Par une décision du 13 mars 2025 (n° 23-20.390), la troisième chambre civile de la Cour de cassation consacre l’autonomie de l’action des candidats évincés lors d’une décision de rétrocession de parcelles par la Société d'Aménagement Foncier et d'Établissement Rural (SAFER).

Cette décision mérite attention en ce qu'elle clarifie les conditions d'exercice du droit de recours individuel des candidats évincés, même lorsque ceux-ci ont formulé une candidature conjointe. La Cour de cassation affirme ainsi que "la mention que son projet d'acquisition de l'ensemble des parcelles au prix demandé est commun à celui d'un autre candidat ne prive pas un candidat de la qualité pour agir seul en annulation de la décision de rétrocession à un tiers et de ses actes subséquents".
Le contentieux trouvait son origine dans un appel à candidatures lancé par la SAFER Auvergne Rhône-Alpes pour l'attribution de parcelles agricoles. Deux candidats avaient présenté une offre commune d'acquisition par moitié en remplissant chacun une fiche de candidature. La SAFER ayant finalement attribué les terres à une société civile immobilière tierce, l'un des candidats évincés avait contesté seul cette décision. Reprenant les arguments de la SAFER qui avait soulevé une fin de non-recevoir tirée d’un défaut de qualité à agir, la Cour d'appel de Grenoble avait déclaré son action irrecevable, estimant qu'ayant formalisé une candidature conjointe, il ne pouvait agir individuellement.

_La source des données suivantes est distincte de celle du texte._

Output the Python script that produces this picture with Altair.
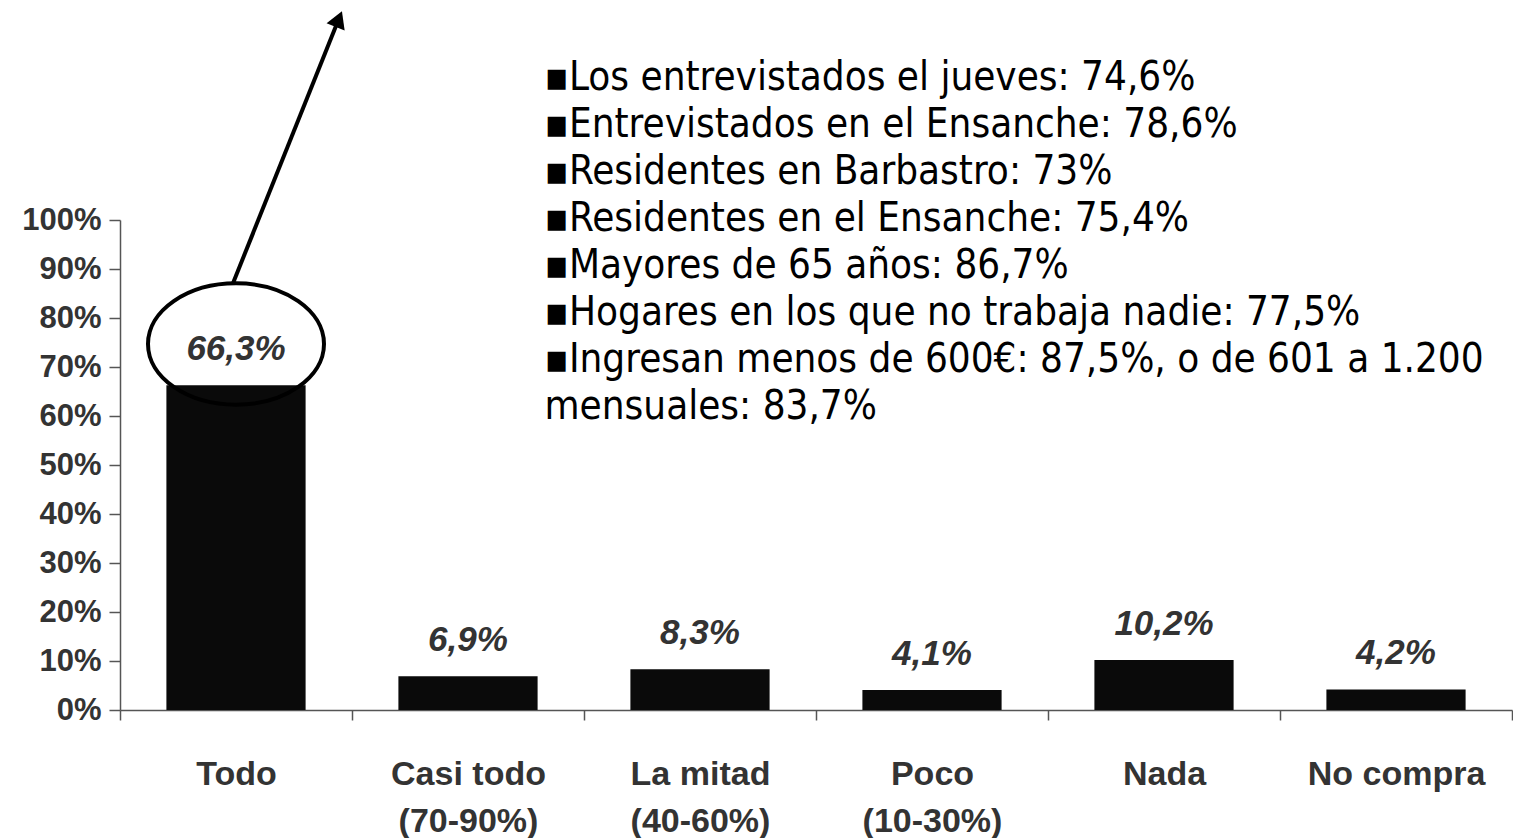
import altair as alt
import pandas as pd

# ---- data ----
categories = ["Todo", "Casi todo (70-90%)", "La mitad (40-60%)", "Poco (10-30%)", "Nada", "No compra"]
values = [0.663, 0.069, 0.083, 0.041, 0.102, 0.042]
y_ticks = [0, 0.1, 0.2, 0.3, 0.4, 0.5, 0.6, 0.7, 0.8, 0.9, 1.0]
notes = [
    "\u25aaLos entrevistados el jueves: 74,6%",
    "\u25aaEntrevistados en el Ensanche: 78,6%",
    "\u25aaResidentes en Barbastro: 73%",
    "\u25aaResidentes en el Ensanche: 75,4%",
    "\u25aaMayores de 65 años: 86,7%",
    "\u25aaHogares en los que no trabaja nadie: 77,5%",
    "\u25aaIngresan menos de 600€: 87,5%, o de 601 a 1.200",
    "mensuales: 83,7%",
]

df = pd.DataFrame({"cat": categories, "val": values})
one = pd.DataFrame({"k": [0]})

xscale = alt.Scale(domain=categories, paddingInner=0, paddingOuter=0)
yscale = alt.Scale(domain=[0, 1])

label_expr = (
    "length(split(datum.value, ' (')) > 1 ? "
    "[split(datum.value, ' (')[0], '(' + split(datum.value, ' (')[1]] : datum.value"
)

x_enc = alt.X(
    "cat:N",
    scale=xscale,
    title=None,
    axis=alt.Axis(
        labelAngle=0,
        tickBand="extent",
        labelExpr=label_expr,
        labelFontSize=34,
        labelLineHeight=47,
        labelPadding=37,
        tickSize=10,
        labelFont="Liberation Sans",
        labelFontWeight="bold",
        labelColor="#333333",
        domainColor="#555555",
        tickColor="#555555",
        domainWidth=1.5,
        tickWidth=1.5,
    ),
)
y_enc = alt.Y(
    "val:Q",
    scale=yscale,
    title=None,
    axis=alt.Axis(
        values=y_ticks,
        format=".0%",
        grid=False,
        labelFontSize=31,
        labelPadding=8,
        tickSize=11,
        labelFont="Liberation Sans",
        labelFontWeight="bold",
        labelColor="#333333",
        domainColor="#555555",
        tickColor="#555555",
        domainWidth=1.5,
        tickWidth=1.5,
    ),
)

bars = alt.Chart(df).mark_bar(
    color="#0a0a0a", width=alt.RelativeBandSize(0.6)
).encode(x=x_enc, y=y_enc)

labels = alt.Chart(df).mark_text(
    baseline="alphabetic", dy=-25, font="Liberation Sans", fontSize=35,
    fontWeight="bold", fontStyle="italic", color="#333333"
).encode(
    x=alt.X("cat:N", scale=xscale),
    y=alt.Y("val:Q", scale=yscale),
    text=alt.Text("val:Q", format=".1%"),
)

ellipse_path = "M-1,0A1,0.69,0,1,0,1,0A1,0.69,0,1,0,-1,0Z"
ellipse = alt.Chart(one).mark_point(
    shape=ellipse_path, size=30976, filled=False, stroke="black",
    strokeWidth=4, opacity=1
).encode(
    x=alt.X(datum="Todo", type="nominal", scale=xscale, bandPosition=0.5),
    y=alt.Y(datum=0.747, type="quantitative", scale=yscale),
)

arrow_line = alt.Chart(one).mark_rule(color="black", strokeWidth=4).encode(
    x=alt.X(datum="Todo", type="nominal", scale=xscale, bandPosition=0.487),
    x2=alt.X2(datum="Todo", bandPosition=0.943),
    y=alt.Y(datum=0.871, type="quantitative", scale=yscale),
    y2=alt.Y2(datum=1.41),
)

arrow_head = alt.Chart(one).mark_point(
    shape="triangle-up", size=380, filled=True, color="black", opacity=1, angle=22
).encode(
    x=alt.X(datum="Todo", type="nominal", scale=xscale, bandPosition=0.943),
    y=alt.Y(datum=1.41, type="quantitative", scale=yscale),
)

note_text = alt.Chart(one).mark_text(
    text=notes, align="left", baseline="top", lineHeight=47,
    font="Liberation Sans Narrow, DejaVu Sans Condensed, sans-serif",
    fontSize=40, color="black"
).encode(
    x=alt.X(datum="Casi todo (70-90%)", type="nominal", scale=xscale, bandPosition=0.83),
    y=alt.Y(datum=1.33, type="quantitative", scale=yscale),
)

chart = alt.layer(bars, ellipse, labels, arrow_line, arrow_head, note_text).properties(
    width=1392, height=490,
    padding={"left": 13, "top": 3, "right": 0, "bottom": 0},
).configure(
    locale={"number": {"decimal": ",", "thousands": ".", "grouping": [3], "currency": ["", "\u20ac"]}}
).configure_view(stroke=None)

chart.save("out.html", embed_options={"renderer": "svg", "actions": False})
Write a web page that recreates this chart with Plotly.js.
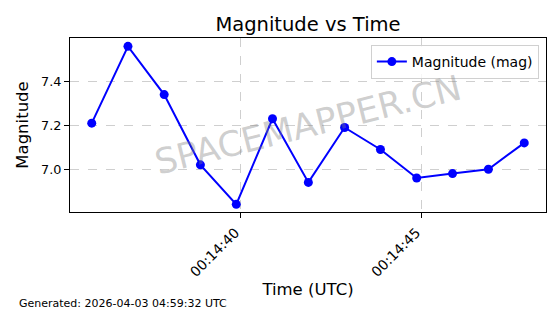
<!DOCTYPE html>
<html><head><meta charset="utf-8">
<script src="https://cdn.plot.ly/plotly-3.0.1.min.js"></script>
<style>html,body{margin:0;padding:0;background:#fff}</style>
</head><body><div id="chart" style="width:560px;height:314px"></div>
<script>
const times = [
  "2026-04-03 00:14:35.90","2026-04-03 00:14:36.90","2026-04-03 00:14:37.90",
  "2026-04-03 00:14:38.90","2026-04-03 00:14:39.89","2026-04-03 00:14:40.89",
  "2026-04-03 00:14:41.88","2026-04-03 00:14:42.88","2026-04-03 00:14:43.87",
  "2026-04-03 00:14:44.87","2026-04-03 00:14:45.86","2026-04-03 00:14:46.85",
  "2026-04-03 00:14:47.84"
];
const magnitudes = [7.21, 7.56, 7.34, 7.02, 6.84, 7.23, 6.94, 7.19, 7.09, 6.96, 6.98, 7.00, 7.12];
const seriesName = "Magnitude (mag)";
const titleText = "Magnitude vs Time";
const xLabel = "Time (UTC)";
const yLabel = "Magnitude";
const footer = "Generated: 2026-04-03 04:59:32 UTC";
const watermark = "SPACEMAPPER.CN";

const F = "DejaVu Sans, sans-serif";
const trace = {
  x: times, y: magnitudes, name: seriesName, type: "scatter", mode: "lines+markers",
  line: {color: "#0000ff", width: 2}, marker: {color: "#0000ff", size: 9},
  showlegend: true
};
const layout = {
  width: 560, height: 314,
  margin: {l: 70, r: 14, t: 38, b: 102},
  paper_bgcolor: "#fff", plot_bgcolor: "#fff",
  font: {family: F, color: "#000"},
  title: {text: titleText, font: {size: 19.5, family: F}, x: 0.55, xanchor: "center", y: 0.922, yanchor: "middle"},
  xaxis: {
    type: "date", range: ["2026-04-03 00:14:35.30", "2026-04-03 00:14:48.44"],
    tick0: "2026-04-03 00:14:40", dtick: 5000, tickformat: "%H:%M:%S",
    tickangle: -45, tickfont: {size: 13.9, family: F},
    ticklabelshift: -5, ticklabelstandoff: 1,
    showgrid: true, gridcolor: "#cfcfcf", griddash: "dash", gridwidth: 1,
    showline: true, linecolor: "#000", linewidth: 1, mirror: true,
    ticks: "outside", ticklen: 5, tickcolor: "#000", zeroline: false,
    title: {text: xLabel, font: {size: 16.5, family: F}, standoff: 4}
  },
  yaxis: {
    range: [6.805, 7.598], tickvals: [7.0, 7.2, 7.4], ticktext: ["7.0", "7.2", "7.4"],
    tickfont: {size: 12.8, family: F},
    showgrid: true, gridcolor: "#cfcfcf", griddash: "dash", gridwidth: 1,
    showline: true, linecolor: "#000", linewidth: 1, mirror: true,
    ticks: "outside", ticklen: 5, tickcolor: "#000", zeroline: false,
    title: {text: yLabel, font: {size: 16.5, family: F}, standoff: 8}
  },
  legend: {
    x: 0.985, y: 0.96, xanchor: "right", yanchor: "top",
    bgcolor: "rgba(255,255,255,0.8)", bordercolor: "#d0d0d0", borderwidth: 1,
    font: {size: 14, family: F}
  },
  annotations: [
    {text: watermark, xref: "paper", yref: "paper", x: 0.5, y: 0.5, showarrow: false,
     textangle: -14, font: {size: 35, family: F, color: "rgba(128,128,128,0.38)"}},
    {text: footer, xref: "paper", yref: "paper", x: -0.111, y: -0.525, xanchor: "left", yanchor: "middle",
     showarrow: false, font: {size: 11, family: F, color: "#000"}}
  ]
};
Plotly.newPlot("chart", [trace], layout, {displayModeBar: false, staticPlot: true});
</script></body></html>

La Haute juridiction, rappelant les dispositions des articles L.143-14 et R.142-1 du Code rural et de la pêche maritime, consacre une interprétation extensive de la qualité à agir des candidats en affirmant qu’ « il résulte de ces textes que la décision de rétrocession de parcelles acquises à l’amiable par une SAFER peut faire l’objet d’un recours par tout candidat à cette rétrocession ». Cette solution s'inscrit dans une jurisprudence constante visant à garantir l'effectivité du contrôle juridictionnel sur les opérations des SAFER, acteurs essentiels de la politique d'aménagement foncier rural.
Cette interprétation favorable à l’exercice effectif du droit au recours est d’autant plus bienvenue que les décisions de rétrocession représentent un enjeu économique considérable pour les candidats évincés. Elle évite également les situations de blocage où un candidat pourrait se voir privé de tout recours par l'inaction de son partenaire. Elle confirme que le caractère conjoint d'une candidature n'affecte en rien l'intérêt individuel à agir de chacun des candidats concernés.
Cette décision rappelle l'importance accordée par la Cour de cassation à la transparence des opérations foncières et à l'accès au juge en matière rurale. Elle incite également à la prudence les bénéficiaires des décisions de rétrocession face au risque de contestations.